I'm a therapist and you are incorrect.
One of the biggest problems with mental health is that people don't have stable "Love Objects" in their lives.
There's a whole form of psychotherapy called Object Relations Therapy about this topic.
To keep it brief, there was a famous monkey study where monkey babies were put in different cages with a mother figure. One cage had a mother monkey, the next a warm stuffed animal monkey, the next a statue monkey, the next a wire model of a monkey, the next a pole, and the final cage nothing but the baby monkies.
The babies with the best behavior were with the real monkey and their behavior declined as the female monkey became less realistic. The babies that grew up alone were very neurotic, nervous, and crazy.

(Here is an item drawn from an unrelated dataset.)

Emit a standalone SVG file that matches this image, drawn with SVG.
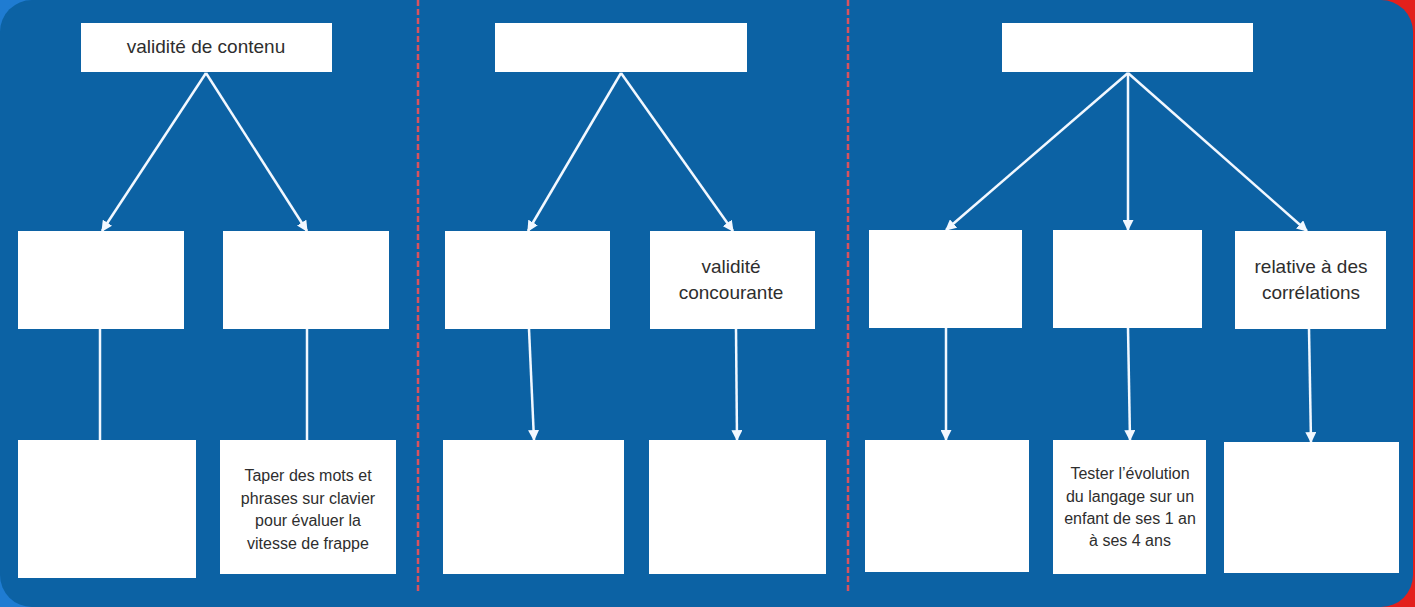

Most mental health issues come from being raised poorly by your parents. That's because they were "unstable objects" in your life meaning you could not cling to them or they were missing. A psychologically distant mother is worse than having one made out of wire, for instance.
Animals, especially dogs, are some kind of amazing blessing in that they are massively affectionate and tend to be very stable. So, the human with a "comfort animal" is like one of those baby monkeys holding on to a "mommy" surrogate.
On an unkind note, people with mental problems tend to be very annoying. They are like the crazy lonely baby monkeys with nothing to hold on to. So, they are going to be annoying, attention seeking, and so on. That's why they need the comfort animal.